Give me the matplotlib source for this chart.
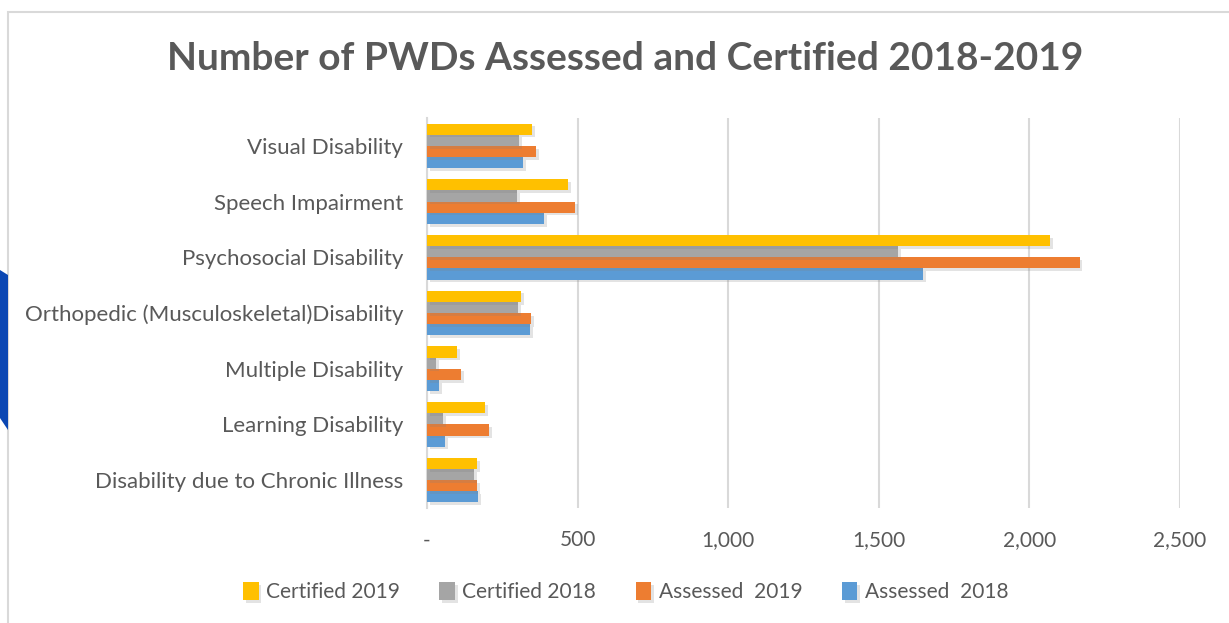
import matplotlib
matplotlib.use("Agg")
import matplotlib.pyplot as plt
import matplotlib.patheffects as pe
from matplotlib.patches import Rectangle, Polygon
from matplotlib.ticker import FuncFormatter
import numpy as np

categories = ["Disability due to Chronic Illness", "Learning Disability", "Multiple Disability",
              "Orthopedic (Musculoskeletal)Disability", "Psychosocial Disability",
              "Speech Impairment", "Visual Disability"]
assessed_2018 = [169, 59, 40, 342, 1647, 389, 320]
assessed_2019 = [166, 206, 113, 345, 2167, 492, 362]
certified_2018 = [156, 53, 30, 302, 1564, 300, 306]
certified_2019 = [166, 192, 99, 312, 2069, 468, 348]

series = [
    ("Assessed  2018", assessed_2018, "#5B9BD5"),
    ("Assessed  2019", assessed_2019, "#ED7D31"),
    ("Certified 2018", certified_2018, "#A5A5A5"),
    ("Certified 2019", certified_2019, "#FFC000"),
]

plt.rcParams['font.family'] = ['Lato', 'DejaVu Sans']
txt = "#595959"

fig = plt.figure(figsize=(12.29, 6.23), dpi=100)
ax = fig.add_axes([0.3474, 0.1846, 0.6127, 0.626])

# chart frame and the blue strip on the left edge
fig.patches.append(Rectangle((8 / 1229, -0.1), 1.2, 1 - 12 / 623 + 0.1, transform=fig.transFigure,
                             facecolor="white", edgecolor="#D9D9D9", lw=1.5, zorder=-5))
fig.patches.append(Polygon([(0, 1 - 270 / 623), (8 / 1229, 1 - 275 / 623), (8 / 1229, 1 - 430 / 623),
                            (0, 1 - 418 / 623)], closed=True, transform=fig.transFigure,
                           facecolor="#0B47B3", edgecolor="none"))

y = np.arange(len(categories))
h = 0.2
shadow = [pe.SimplePatchShadow(offset=(2, -2), shadow_rgbFace="#808080", alpha=0.22), pe.Normal()]
for i, (name, vals, col) in enumerate(series):
    bars = ax.barh(y + (i - 1.5) * h, vals, h, color=col, label=name, zorder=3)
    for b in bars:
        b.set_path_effects(shadow)

ax.set_xlim(0, 2500)
ax.set_ylim(-0.5, len(categories) - 0.5)
ax.set_xticks([0, 500, 1000, 1500, 2000, 2500])
ax.xaxis.set_major_formatter(FuncFormatter(lambda v, p: "-" if v == 0 else f"{int(v):,}"))
ax.set_yticks(y)
ax.set_yticklabels(categories)
ax.grid(axis="x", color="#D9D9D9", lw=1.5, zorder=0)
for s in ["top", "right", "bottom"]:
    ax.spines[s].set_visible(False)
ax.spines["left"].set_color("#D9D9D9")
ax.spines["left"].set_linewidth(1.5)
ax.tick_params(length=0, labelsize=15, colors=txt)
ax.tick_params(axis="y", pad=17, labelsize=16)
ax.tick_params(axis="x", pad=16)

fig.text(0.509, 1 - 58 / 623, "Number of PWDs Assessed and Certified 2018-2019", ha="center", va="center",
         fontsize=28, fontweight="bold", color=txt)

handles, labels = ax.get_legend_handles_labels()
fig.legend(handles[::-1], labels[::-1], loc="center", bbox_to_anchor=(0.509, 1 - 592 / 623), ncol=4,
           frameon=False, fontsize=15, labelcolor=txt, handlelength=0.75, handleheight=0.95,
           handletextpad=0.35, columnspacing=1.9)

fig.savefig("out.png", dpi=100)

- - - - - - -

**The task:** Determine how many lines contain the word "chart" and reply with that number alone.

**Exercise result:** 2